▸ Dataset section

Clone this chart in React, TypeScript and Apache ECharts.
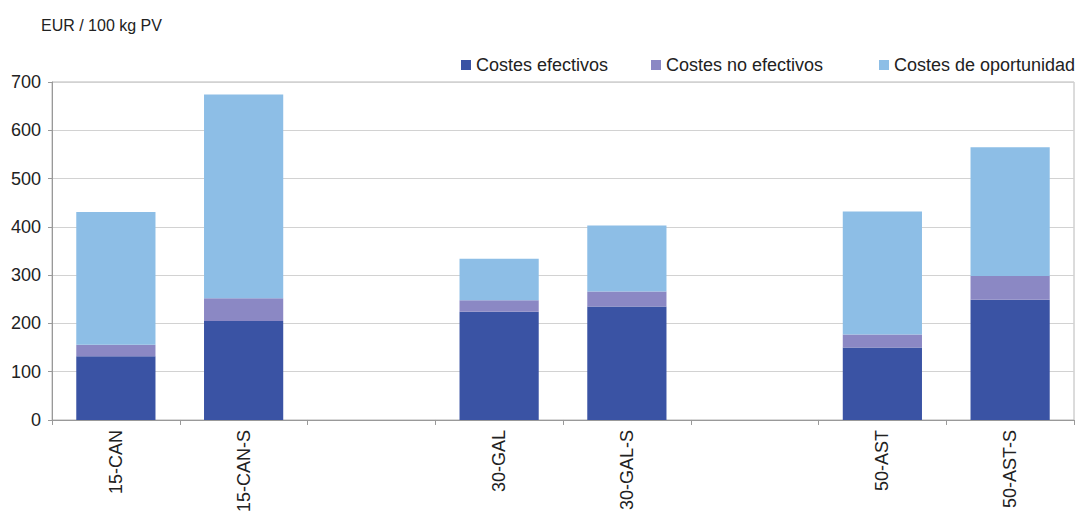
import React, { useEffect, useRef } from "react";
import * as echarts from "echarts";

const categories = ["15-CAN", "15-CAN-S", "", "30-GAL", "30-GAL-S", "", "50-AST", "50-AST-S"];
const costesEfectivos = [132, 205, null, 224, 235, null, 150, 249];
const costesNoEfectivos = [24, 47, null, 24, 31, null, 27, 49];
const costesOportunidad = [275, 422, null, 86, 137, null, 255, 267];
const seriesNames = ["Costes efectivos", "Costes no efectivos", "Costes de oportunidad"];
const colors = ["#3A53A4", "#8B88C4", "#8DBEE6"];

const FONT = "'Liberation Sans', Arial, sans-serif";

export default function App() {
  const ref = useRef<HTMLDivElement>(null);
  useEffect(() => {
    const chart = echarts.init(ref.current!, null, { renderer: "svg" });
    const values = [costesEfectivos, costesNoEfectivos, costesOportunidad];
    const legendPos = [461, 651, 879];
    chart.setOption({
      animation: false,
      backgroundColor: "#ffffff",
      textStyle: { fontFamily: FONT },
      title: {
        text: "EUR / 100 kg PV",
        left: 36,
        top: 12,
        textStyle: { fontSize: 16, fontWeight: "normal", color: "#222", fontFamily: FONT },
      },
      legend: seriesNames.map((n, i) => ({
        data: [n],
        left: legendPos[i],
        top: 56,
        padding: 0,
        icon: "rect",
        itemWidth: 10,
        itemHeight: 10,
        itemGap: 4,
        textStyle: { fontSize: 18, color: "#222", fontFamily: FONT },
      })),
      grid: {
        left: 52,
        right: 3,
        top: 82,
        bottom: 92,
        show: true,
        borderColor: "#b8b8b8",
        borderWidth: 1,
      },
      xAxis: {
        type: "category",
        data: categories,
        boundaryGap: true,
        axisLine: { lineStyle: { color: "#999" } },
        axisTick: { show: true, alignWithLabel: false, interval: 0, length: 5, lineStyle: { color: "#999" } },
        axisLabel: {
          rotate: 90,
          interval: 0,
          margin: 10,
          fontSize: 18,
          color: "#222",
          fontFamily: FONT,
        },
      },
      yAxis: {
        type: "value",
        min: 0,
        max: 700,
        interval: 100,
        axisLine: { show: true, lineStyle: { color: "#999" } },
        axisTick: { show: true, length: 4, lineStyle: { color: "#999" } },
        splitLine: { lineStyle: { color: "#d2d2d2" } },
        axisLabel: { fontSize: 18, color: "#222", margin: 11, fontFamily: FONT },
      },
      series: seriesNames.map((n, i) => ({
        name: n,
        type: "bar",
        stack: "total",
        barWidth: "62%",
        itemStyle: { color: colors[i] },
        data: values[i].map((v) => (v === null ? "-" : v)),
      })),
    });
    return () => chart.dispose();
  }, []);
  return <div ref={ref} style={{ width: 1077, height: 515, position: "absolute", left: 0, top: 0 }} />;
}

▸ Problem description
Copy out all the data without changing anything, and drop the pictures.

▸ Solution to this problem
Clone this chart in React, TypeScript and Apache ECharts.
import React, { useEffect, useRef } from "react";
import * as echarts from "echarts";

const categories = ["15-CAN", "15-CAN-S", "", "30-GAL", "30-GAL-S", "", "50-AST", "50-AST-S"];
const costesEfectivos = [132, 205, null, 224, 235, null, 150, 249];
const costesNoEfectivos = [24, 47, null, 24, 31, null, 27, 49];
const costesOportunidad = [275, 422, null, 86, 137, null, 255, 267];
const seriesNames = ["Costes efectivos", "Costes no efectivos", "Costes de oportunidad"];
const colors = ["#3A53A4", "#8B88C4", "#8DBEE6"];

const FONT = "'Liberation Sans', Arial, sans-serif";

export default function App() {
  const ref = useRef<HTMLDivElement>(null);
  useEffect(() => {
    const chart = echarts.init(ref.current!, null, { renderer: "svg" });
    const values = [costesEfectivos, costesNoEfectivos, costesOportunidad];
    const legendPos = [461, 651, 879];
    chart.setOption({
      animation: false,
      backgroundColor: "#ffffff",
      textStyle: { fontFamily: FONT },
      title: {
        text: "EUR / 100 kg PV",
        left: 36,
        top: 12,
        textStyle: { fontSize: 16, fontWeight: "normal", color: "#222", fontFamily: FONT },
      },
      legend: seriesNames.map((n, i) => ({
        data: [n],
        left: legendPos[i],
        top: 56,
        padding: 0,
        icon: "rect",
        itemWidth: 10,
        itemHeight: 10,
        itemGap: 4,
        textStyle: { fontSize: 18, color: "#222", fontFamily: FONT },
      })),
      grid: {
        left: 52,
        right: 3,
        top: 82,
        bottom: 92,
        show: true,
        borderColor: "#b8b8b8",
        borderWidth: 1,
      },
      xAxis: {
        type: "category",
        data: categories,
        boundaryGap: true,
        axisLine: { lineStyle: { color: "#999" } },
        axisTick: { show: true, alignWithLabel: false, interval: 0, length: 5, lineStyle: { color: "#999" } },
        axisLabel: {
          rotate: 90,
          interval: 0,
          margin: 10,
          fontSize: 18,
          color: "#222",
          fontFamily: FONT,
        },
      },
      yAxis: {
        type: "value",
        min: 0,
        max: 700,
        interval: 100,
        axisLine: { show: true, lineStyle: { color: "#999" } },
        axisTick: { show: true, length: 4, lineStyle: { color: "#999" } },
        splitLine: { lineStyle: { color: "#d2d2d2" } },
        axisLabel: { fontSize: 18, color: "#222", margin: 11, fontFamily: FONT },
      },
      series: seriesNames.map((n, i) => ({
        name: n,
        type: "bar",
        stack: "total",
        barWidth: "62%",
        itemStyle: { color: colors[i] },
        data: values[i].map((v) => (v === null ? "-" : v)),
      })),
    });
    return () => chart.dispose();
  }, []);
  return <div ref={ref} style={{ width: 1077, height: 515, position: "absolute", left: 0, top: 0 }} />;
}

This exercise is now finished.